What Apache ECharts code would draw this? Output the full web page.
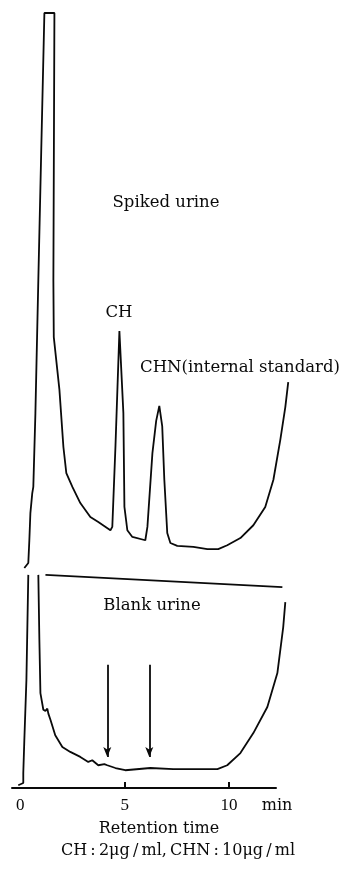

::::::::

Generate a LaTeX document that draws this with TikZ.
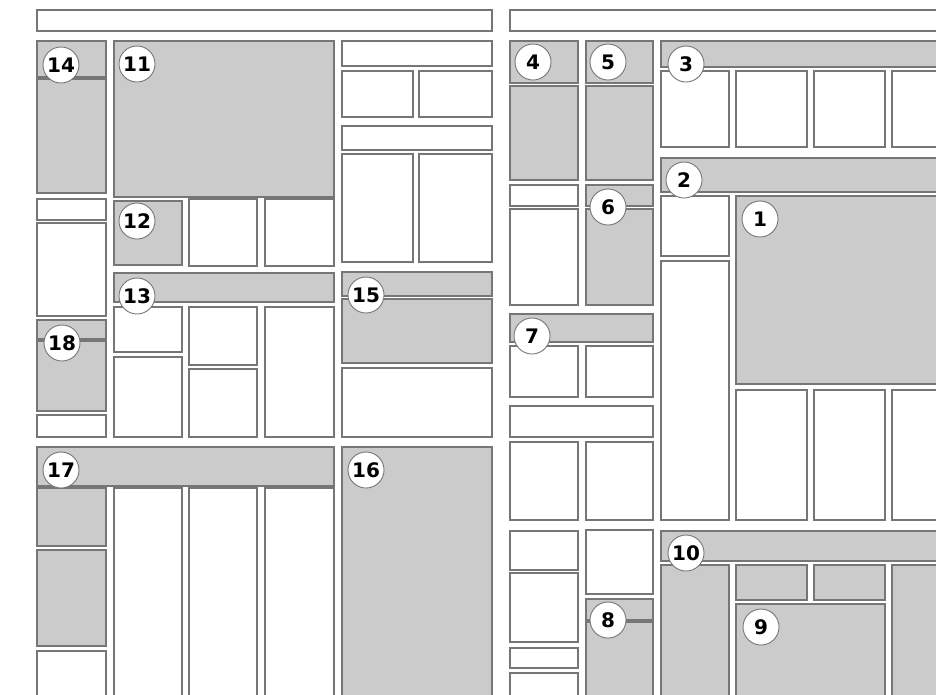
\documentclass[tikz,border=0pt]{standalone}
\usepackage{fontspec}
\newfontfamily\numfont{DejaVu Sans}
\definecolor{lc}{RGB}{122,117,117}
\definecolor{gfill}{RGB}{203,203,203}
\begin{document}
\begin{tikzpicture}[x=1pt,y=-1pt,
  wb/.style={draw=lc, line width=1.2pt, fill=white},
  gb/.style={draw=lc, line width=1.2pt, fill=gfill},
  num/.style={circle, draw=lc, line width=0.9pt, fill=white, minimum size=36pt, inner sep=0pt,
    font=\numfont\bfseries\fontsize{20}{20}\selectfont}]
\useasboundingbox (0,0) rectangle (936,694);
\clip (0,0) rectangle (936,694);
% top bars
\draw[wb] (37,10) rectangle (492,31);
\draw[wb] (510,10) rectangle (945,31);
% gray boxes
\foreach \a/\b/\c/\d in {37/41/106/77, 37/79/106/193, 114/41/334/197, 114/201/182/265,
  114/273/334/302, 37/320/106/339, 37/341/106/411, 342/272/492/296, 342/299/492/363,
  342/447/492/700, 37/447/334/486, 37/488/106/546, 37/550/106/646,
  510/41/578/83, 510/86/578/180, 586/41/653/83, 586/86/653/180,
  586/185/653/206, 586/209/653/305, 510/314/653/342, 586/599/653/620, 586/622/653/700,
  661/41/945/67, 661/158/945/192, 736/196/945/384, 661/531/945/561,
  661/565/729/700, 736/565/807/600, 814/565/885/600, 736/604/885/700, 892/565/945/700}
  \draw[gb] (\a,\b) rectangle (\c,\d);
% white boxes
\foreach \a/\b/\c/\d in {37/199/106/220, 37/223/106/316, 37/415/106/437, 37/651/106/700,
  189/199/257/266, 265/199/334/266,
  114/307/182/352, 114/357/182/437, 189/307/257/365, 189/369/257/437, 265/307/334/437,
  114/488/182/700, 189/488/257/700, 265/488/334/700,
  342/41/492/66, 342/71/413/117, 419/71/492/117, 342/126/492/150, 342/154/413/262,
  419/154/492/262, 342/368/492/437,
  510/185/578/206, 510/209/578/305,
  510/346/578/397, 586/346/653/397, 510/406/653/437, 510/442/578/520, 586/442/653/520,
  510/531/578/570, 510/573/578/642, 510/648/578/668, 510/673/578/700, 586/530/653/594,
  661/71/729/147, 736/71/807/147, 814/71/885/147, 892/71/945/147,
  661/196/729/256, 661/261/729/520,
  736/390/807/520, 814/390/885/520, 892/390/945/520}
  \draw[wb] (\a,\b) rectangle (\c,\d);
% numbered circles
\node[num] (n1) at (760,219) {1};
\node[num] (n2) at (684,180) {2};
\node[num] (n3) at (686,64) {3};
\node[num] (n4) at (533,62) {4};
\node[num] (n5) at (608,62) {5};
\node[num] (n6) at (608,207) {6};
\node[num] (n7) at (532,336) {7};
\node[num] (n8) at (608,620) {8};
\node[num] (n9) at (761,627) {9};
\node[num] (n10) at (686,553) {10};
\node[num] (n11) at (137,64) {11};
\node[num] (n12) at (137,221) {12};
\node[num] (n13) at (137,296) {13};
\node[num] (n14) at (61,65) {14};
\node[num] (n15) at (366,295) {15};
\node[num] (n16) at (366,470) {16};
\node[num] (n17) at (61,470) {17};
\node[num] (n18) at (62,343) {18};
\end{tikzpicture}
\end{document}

::::::::

Check each line above for the string "this" and show the ones that have it.

What Apache ECharts code would draw this? Output the full web page.
Generate a LaTeX document that draws this with TikZ.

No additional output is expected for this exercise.